I’ve never really had a mentor. I was the oldest of three brothers, and I was effectively propagandized against looking to my father for guidance; an older brother was something I sorely lacked. A couple of teachers and professors tried to reach out to me in high school and college, but at that age I saw all authorities, especially teachers, as enemies – my father was a teacher. Now, in middle age, I amazes me that I’ve learned how to make friends with men whose differences from me become, not causes for disdain, but starting points for fellowship. There are at least three men in this world who are a bit older than me and who, we’ve told each other, are brothers of mine, and, more than once in each case, we’ve said we love each other.

Zack himself had a pivotal experience with a mentor just a week or two ago. His older hippie buddy, now in his seventies, drove in from halfway across the continent to cadge sympathy, in a life that has turned out to be a lonely, aged version of the stoner of thirty years ago. Zack, seeing exactly what he didn’t want to turn into, sent his old friend away.

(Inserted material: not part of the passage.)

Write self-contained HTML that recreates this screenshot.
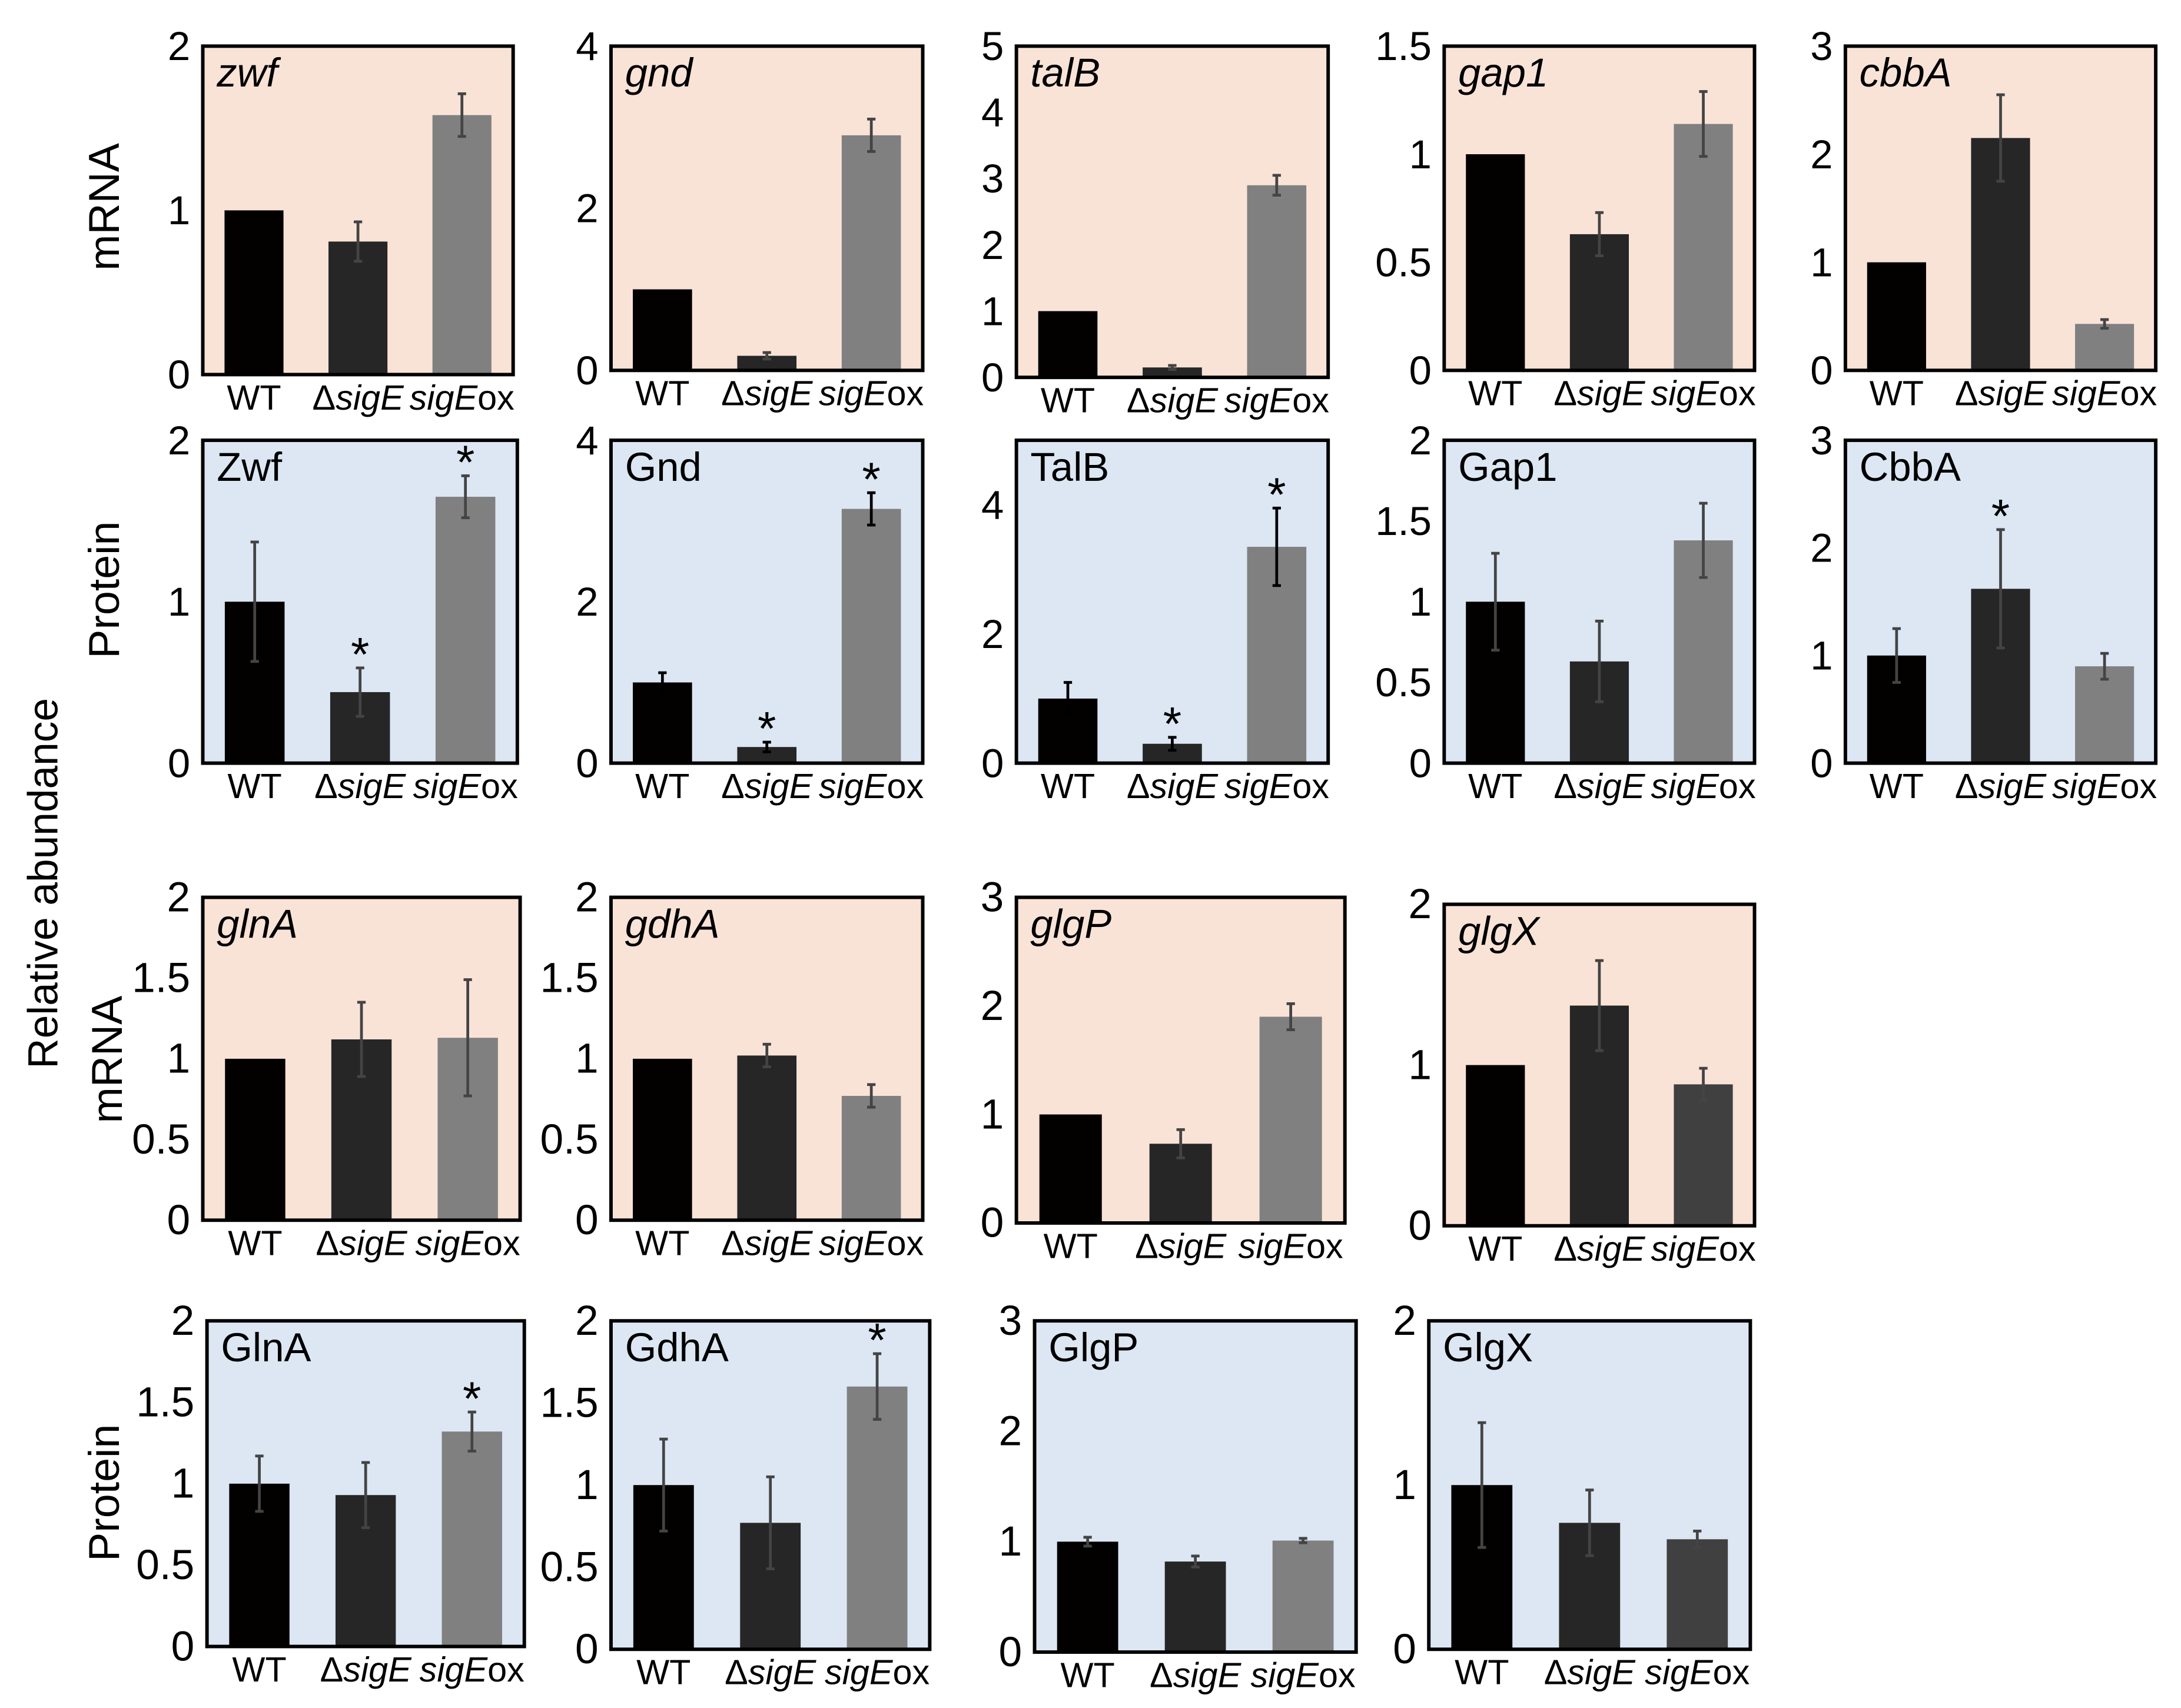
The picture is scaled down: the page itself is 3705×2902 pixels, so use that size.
<!DOCTYPE html>
<html><head><meta charset="utf-8">
<style>
html,body{margin:0;padding:0;background:#fff;}
svg{display:block;}
text{font-family:"Liberation Sans",Arial,sans-serif;fill:#000;}
</style></head>
<body>
<svg id="fig" width="3705" height="2902" viewBox="0 0 1560 1222" xmlns="http://www.w3.org/2000/svg">
<text x="0" y="0" font-size="30" text-anchor="middle" transform="translate(41,632) rotate(-90)">Relative abundance</text>
<text font-size="31" text-anchor="middle" transform="translate(85,148) rotate(-90)">mRNA</text>
<text font-size="31" text-anchor="middle" transform="translate(85,422) rotate(-90)">Protein</text>
<text font-size="31" text-anchor="middle" transform="translate(87,758) rotate(-90)">mRNA</text>
<text font-size="31" text-anchor="middle" transform="translate(85,1068) rotate(-90)">Protein</text>
</svg>
<script>
const titles = ["zwf","gnd","talB","gap1","cbbA","Zwf","Gnd","TalB","Gap1","CbbA","glnA","gdhA","glgP","glgX","GlnA","GdhA","GlgP","GlgX"];
const italicTitle = [1,1,1,1,1,0,0,0,0,0,1,1,1,1,0,0,0,0];
const yMax = [2,4,5,1.5,3, 2,4,5,2,3, 2,2,3,2, 2,2,3,2];
const yTicks = [[0,1,2],[0,2,4],[0,1,2,3,4,5],[0,0.5,1,1.5],[0,1,2,3],
 [0,1,2],[0,2,4],[0,2,4],[0,0.5,1,1.5,2],[0,1,2,3],
 [0,0.5,1,1.5,2],[0,0.5,1,1.5,2],[0,1,2,3],[0,1,2],
 [0,0.5,1,1.5,2],[0,0.5,1,1.5,2],[0,1,2,3],[0,1,2]];
const categories = ["WT","ΔsigE","sigEox"];
const wtValues = [1,1,1,1,1, 1,1,1,1,1, 1,1,1,1, 1,1,1,1];
const sigEValues = [0.81,0.18,0.15,0.63,2.15, 0.44,0.2,0.3,0.63,1.62, 1.12,1.02,0.73,1.37, 0.93,0.77,0.82,0.77];
const oxValues = [1.58,2.9,2.9,1.14,0.43, 1.65,3.15,3.35,1.38,0.9, 1.13,0.77,1.9,0.88, 1.32,1.6,1.01,0.67];
const wtErr = [0,0,0,0,0, 0.37,0.12,0.25,0.3,0.25, 0,0,0,0, 0.17,0.28,0.04,0.38];
const sigEErr = [0.12,0.04,0.03,0.1,0.4, 0.15,0.06,0.1,0.25,0.55, 0.23,0.07,0.13,0.28, 0.2,0.28,0.05,0.2];
const oxErr = [0.13,0.2,0.15,0.15,0.04, 0.13,0.2,0.6,0.23,0.12, 0.36,0.07,0.12,0.1, 0.12,0.2,0.02,0.05];
const sigEStar = [0,0,0,0,0, 1,1,1,0,1, 0,0,0,0, 0,0,0,0];
const oxStar = [0,0,0,0,0, 1,1,1,0,0, 0,0,0,0, 1,1,0,0];

const boxes = [[145,33,367,268],[437,33,660,265],[727,33,950,270],[1033,33,1255,265],[1320,33,1542,265],
 [145,315,370,546],[437,315,660,546],[727,315,950,546],[1033,315,1255,546],[1320,315,1542,546],
 [145,642,372,873],[437,642,660,873],[727,642,962,875],[1033,647,1255,877],
 [148,945,375,1178],[437,945,665,1180],[740,945,970,1182],[1022,945,1252,1180]];

const NS="http://www.w3.org/2000/svg";
const svg=document.getElementById('fig');
function mk(tag,attrs,parent){const e=document.createElementNS(NS,tag);for(const k in attrs)e.setAttribute(k,attrs[k]);(parent||svg).appendChild(e);return e;}

titles.forEach((t,i)=>{
  const [x0,y0,x1,y1]=boxes[i];
  const protein=(i>=5&&i<10)||i>=14;
  const g=mk('g',{});
  
  
  const bg=mk('rect',{x:x0,y:y0,width:x1-x0,height:y1-y0,fill:protein?'#dce7f3':'#f9e3d7'},g);
  
  
  const yScale=v=>y1-(v/yMax[i])*(y1-y0);
  const w=x1-x0;
  const xScale=k=>x0+w*[0.165,0.5,0.835][k];
  const bw=w*0.19;
  const vals=[wtValues[i],sigEValues[i],oxValues[i]];
  const errs=[wtErr[i],sigEErr[i],oxErr[i]];
  const stars=[0,sigEStar[i],oxStar[i]];
  const cols=['#030000','#262626',(i===13||i===17)?'#404040':'#808080'];
  const bigFont=i>=10?30:29;
  vals.forEach((v,k)=>{
    const cx=xScale(k);
    const b=mk('rect',{x:cx-bw/2,y:yScale(v),width:bw,height:y1-yScale(v),fill:cols[k]},g);
    
    
    const e=errs[k];
    const ec=(protein&&(i===7||i===6))?'#000':'#444';
    if(e>0){
      const eg=mk('g',{stroke:ec,'stroke-width':2},g);
      
      
      mk('line',{x1:cx,x2:cx,y1:yScale(v-e),y2:yScale(v+e)},eg);
      mk('line',{x1:cx-3,x2:cx+3,y1:yScale(v-e),y2:yScale(v-e)},eg);
      mk('line',{x1:cx-3,x2:cx+3,y1:yScale(v+e),y2:yScale(v+e)},eg);
    }
    if(stars[k]){
      const s=mk('text',{x:cx,y:yScale(v+e)+2,'font-size':34,'text-anchor':'middle'},g);
      s.textContent='*';
      
      
    }
    const lab=mk('text',{x:cx,y:y1+25,'font-size':25,'text-anchor':'middle'},g);
    
    
    if(k===0){lab.textContent='WT';}
    else if(k===1){lab.appendChild(document.createTextNode('Δ'));const ts=mk('tspan',{'font-style':'italic'},lab);ts.textContent='sigE';}
    else {const ts=mk('tspan',{'font-style':'italic'},lab);ts.textContent='sigE';lab.appendChild(document.createTextNode('ox'));}
  });
  const fr=mk('rect',{x:x0,y:y0,width:w,height:y1-y0,fill:'none',stroke:'#000','stroke-width':2.5},g);
  
  
  yTicks[i].forEach(tv=>{
    const tl=mk('text',{x:x0-9,y:yScale(tv)+10,'font-size':bigFont,'text-anchor':'end'},g);
    tl.textContent=String(tv);
    
    
  });
  const tt=mk('text',{x:x0+10,y:y0+29,'font-size':29,'font-style':italicTitle[i]?'italic':'normal'},g);
  tt.textContent=t;
  
  
});
</script>
</body></html>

Zack, a wounded healer, is working toward to setting aside his myth of his own victimhood. He tells me that he sees his life — a life of decades-long posttraumatic stress — as a blessing through and through. Goodness pervades the universe, he tells me; evil is weak, and all manner of things will be well. We are not who we think we are, we are not just our personalities: “Richard Cohen” is a real thing to be cherished, yes, but when that character learns to step aside, the divine will enter and speak.

Listening, I know I need to hear this. I’m ready to do all kinds of things I’ve evaded for a long time: join groups, for instance, and really do therapy, and overcome skepticism, and maybe even admit that I believe in something. Mornings in a coffeehouse have become an adventure – just as they were in Pepys’ day.